GOAL OF THE EXERCISE
Locate each line in the records containing "this". Copy it.

++++ DATA SUPPLIED

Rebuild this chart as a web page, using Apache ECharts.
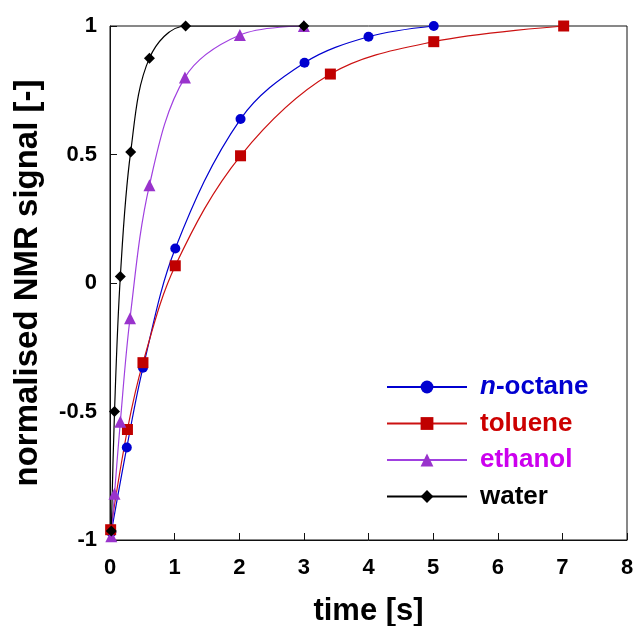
<!DOCTYPE html>
<html>
<head>
<meta charset="utf-8">
<script src="https://cdn.jsdelivr.net/npm/echarts@6/dist/echarts.min.js"></script>
<style>html,body{margin:0;padding:0;background:#fff}#c{width:640px;height:626px}</style>
</head>
<body>
<div id="c"></div>
<script>
var octaneT = [0.02, 0.26, 0.51, 1.01, 2.02, 3.01, 4.0, 5.01];
var octaneY = [-0.97, -0.64, -0.33, 0.134, 0.638, 0.857, 0.958, 1.0];
var tolueneT = [0.01, 0.27, 0.51, 1.01, 2.02, 3.41, 5.01, 7.02];
var tolueneY = [-0.96, -0.57, -0.31, 0.067, 0.495, 0.813, 0.939, 1.0];
var ethanolT = [0.02, 0.07, 0.16, 0.31, 0.61, 1.16, 2.01, 3.0];
var ethanolY = [-0.985, -0.82, -0.54, -0.137, 0.38, 0.80, 0.965, 1.0];
var waterT = [0.02, 0.07, 0.16, 0.32, 0.61, 1.17, 3.0];
var waterY = [-0.965, -0.50, 0.025, 0.51, 0.875, 1.0, 1.0];
var xTicks = [0, 1, 2, 3, 4, 5, 6, 7, 8];
var yTicks = [-1, -0.5, 0, 0.5, 1];

function pairs(t, y) { return t.map(function (v, i) { return [v, y[i]]; }); }

var FONT = 'Liberation Sans, Arial, sans-serif';
var chart = echarts.init(document.getElementById('c'));

function mk(name, t, y, lineColor, markColor, symbol, size) {
  return {
    name: name, type: 'line', data: pairs(t, y),
    smooth: 0.35,
    symbol: symbol, symbolSize: size,
    lineStyle: { color: lineColor, width: 1.2 },
    itemStyle: { color: markColor, borderWidth: 0 },
    emphasis: { disabled: true },
    clip: true, z: 3
  };
}

chart.setOption({
  animation: false,
  backgroundColor: '#fff',
  grid: { left: 110, right: 13, top: 26, bottom: 86, show: true, borderColor: '#111', borderWidth: 1,
    containLabel: false, outerBoundsMode: 'none' },
  xAxis: {
    type: 'value', min: 0, max: 8, interval: 1,
    name: 'time [s]', nameLocation: 'middle', nameGap: 56,
    nameTextStyle: { fontFamily: FONT, fontWeight: 'bold', fontSize: 31, color: '#000' },
    axisLine: { show: true, onZero: false, lineStyle: { color: '#111', width: 1 } },
    axisTick: { show: true, inside: true, length: 7, lineStyle: { color: '#111' } },
    axisLabel: { fontFamily: FONT, fontWeight: 'bold', fontSize: 22, color: '#000', margin: 17,
      formatter: function (v) { return xTicks.indexOf(v) >= 0 ? String(v) : ''; } },
    splitLine: { show: false }
  },
  yAxis: {
    type: 'value', min: -1, max: 1, interval: 0.5,
    name: 'normalised NMR signal [-]', nameLocation: 'middle', nameGap: 66,
    nameTextStyle: { fontFamily: FONT, fontWeight: 'bold', fontSize: 33, color: '#000' },
    axisLine: { show: true, onZero: false, lineStyle: { color: '#111', width: 1 } },
    axisTick: { show: true, inside: true, length: 7, lineStyle: { color: '#111' } },
    axisLabel: { fontFamily: FONT, fontWeight: 'bold', fontSize: 22, color: '#000', margin: 13,
      formatter: function (v) { return yTicks.indexOf(v) >= 0 ? String(v) : ''; } },
    splitLine: { show: false }
  },
  legend: {
    orient: 'vertical', left: 381, top: 369,
    itemWidth: 80, itemHeight: 16, itemGap: 10.5,
    textStyle: { fontFamily: FONT, fontWeight: 'bold', fontSize: 26, padding: [0, 0, 0, 8],
      rich: { i: { fontStyle: 'italic', fontWeight: 'bold', fontSize: 26, fontFamily: FONT, color: '#0000d0' } } },
    data: [
      { name: 'n-octane', textStyle: { color: '#0000d0' } },
      { name: 'toluene', textStyle: { color: '#cc0000' } },
      { name: 'ethanol', textStyle: { color: '#cc00ee' } },
      { name: 'water', textStyle: { color: '#000' } }
    ],
    formatter: function (n) { return n === 'n-octane' ? '{i|n}-octane' : n; }
  },
  series: [
    mk('n-octane', octaneT, octaneY, '#0000d0', '#0000d0', 'circle', 10),
    mk('toluene', tolueneT, tolueneY, '#cc1111', '#c00000', 'rect', 11),
    mk('ethanol', ethanolT, ethanolY, '#a040e0', '#9933cc', 'triangle', 12),
    mk('water', waterT, waterY, '#000', '#000', 'diamond', 11)
  ]
});
</script>
</body>
</html>
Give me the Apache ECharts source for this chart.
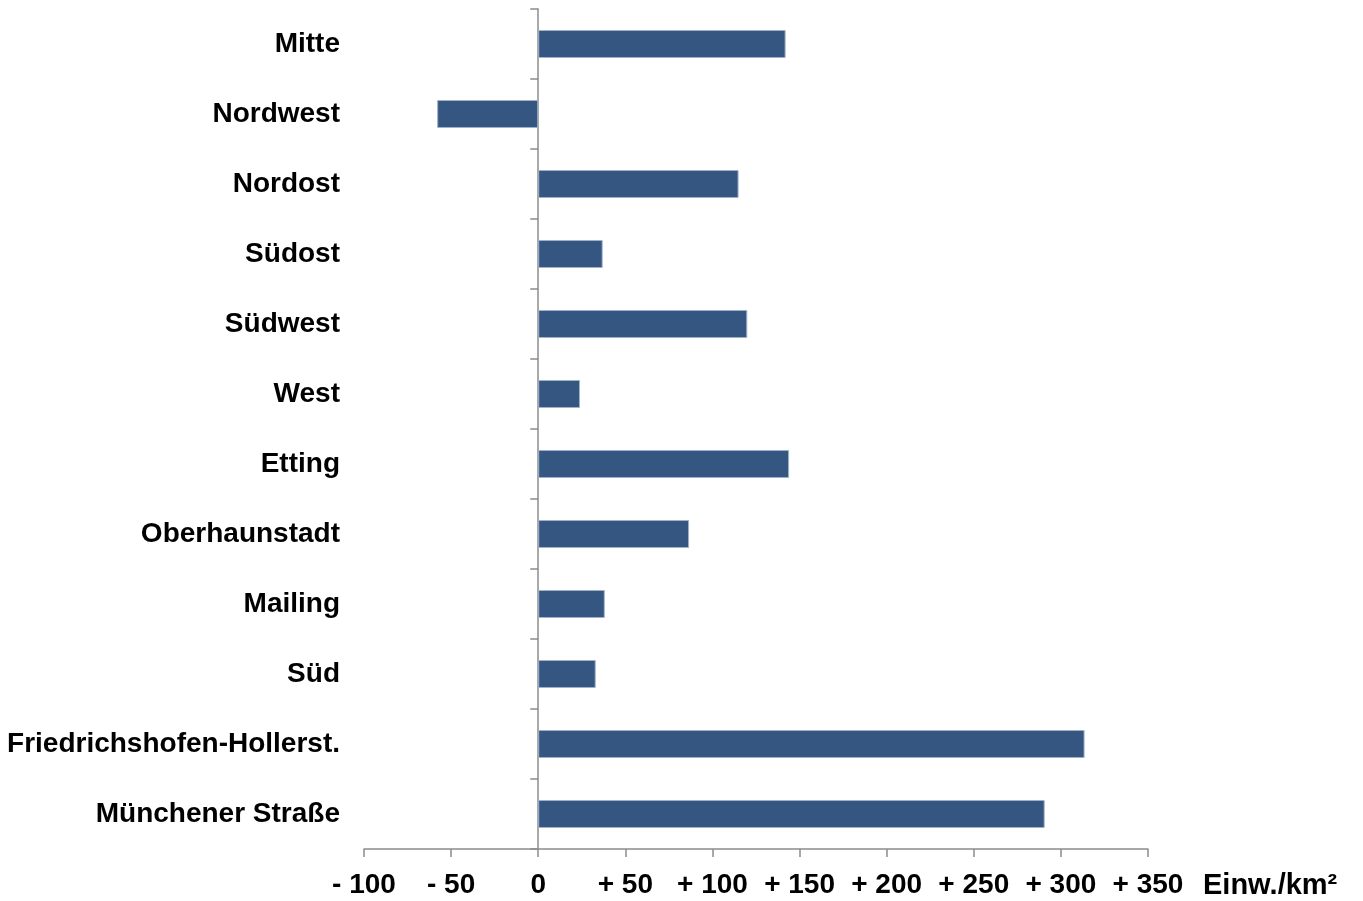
<!DOCTYPE html>
<html>
<head>
<meta charset="utf-8">
<script src="https://cdn.jsdelivr.net/npm/echarts@6/dist/echarts.min.js"></script>
<style>
  html, body { margin: 0; padding: 0; background: #ffffff; }
  #chart { width: 1363px; height: 901px; }
</style>
</head>
<body>
<div id="chart"></div>
<script>
const categories = ['Mitte', 'Nordwest', 'Nordost', 'Südost', 'Südwest', 'West', 'Etting', 'Oberhaunstadt', 'Mailing', 'Süd', 'Friedrichshofen-Hollerst.', 'Münchener Straße'];
const values = [142, -58, 115, 37, 120, 24, 144, 86.6, 38.2, 33, 313.6, 290.7];
const xTickLabels = ['- 100', '- 50', '0', '+ 50', '+ 100', '+ 150', '+ 200', '+ 250', '+ 300', '+ 350'];
const xMin = -100;
const xMax = 350;
const xInterval = 50;
const unitLabel = 'Einw./km²';

const font = "'Liberation Sans', Arial, sans-serif";
const axisGrey = '#8c8c8c';

const chart = echarts.init(document.getElementById('chart'), null, { renderer: 'canvas' });
chart.setOption({
  animation: false,
  backgroundColor: '#ffffff',
  grid: { left: 364, width: 784, top: 9, height: 840, containLabel: false, outerBoundsMode: 'none' },
  xAxis: {
    type: 'value',
    min: xMin,
    max: xMax,
    interval: xInterval,
    splitLine: { show: false },
    axisLine: { show: true, lineStyle: { color: axisGrey, width: 1.5 } },
    axisTick: { show: true, length: 8, lineStyle: { color: axisGrey, width: 1.5 } },
    axisLabel: {
      margin: 22,
      color: '#000000',
      fontFamily: font,
      fontWeight: 'bold',
      fontSize: 28,
      hideOverlap: false,
      formatter: function (v, i) { return xTickLabels[i]; }
    },
    name: unitLabel,
    nameLocation: 'end',
    nameGap: 55,
    nameTextStyle: {
      color: '#000000',
      fontFamily: font,
      fontWeight: 'bold',
      fontSize: 29,
      align: 'left',
      verticalAlign: 'top',
      padding: [22, 0, 0, 0]
    }
  },
  yAxis: {
    type: 'category',
    data: categories,
    inverse: true,
    axisLine: { show: true, onZero: true, lineStyle: { color: axisGrey, width: 1.5 } },
    axisTick: { show: true, length: 8, lineStyle: { color: axisGrey, width: 1.5 } },
    axisLabel: {
      margin: 24,
      color: '#000000',
      fontFamily: font,
      fontWeight: 'bold',
      fontSize: 28,
      padding: [4, 0, 0, 0]
    },
    splitLine: { show: false }
  },
  series: [{
    type: 'bar',
    data: values,
    barWidth: 28,
    itemStyle: { color: '#355680', borderColor: '#9fb2cc', borderWidth: 1 }
  }]
});
</script>
</body>
</html>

++++++++

EXERCISE ANSWER
Rebuild this chart as a web page, using Apache ECharts.
Give me the Apache ECharts source for this chart.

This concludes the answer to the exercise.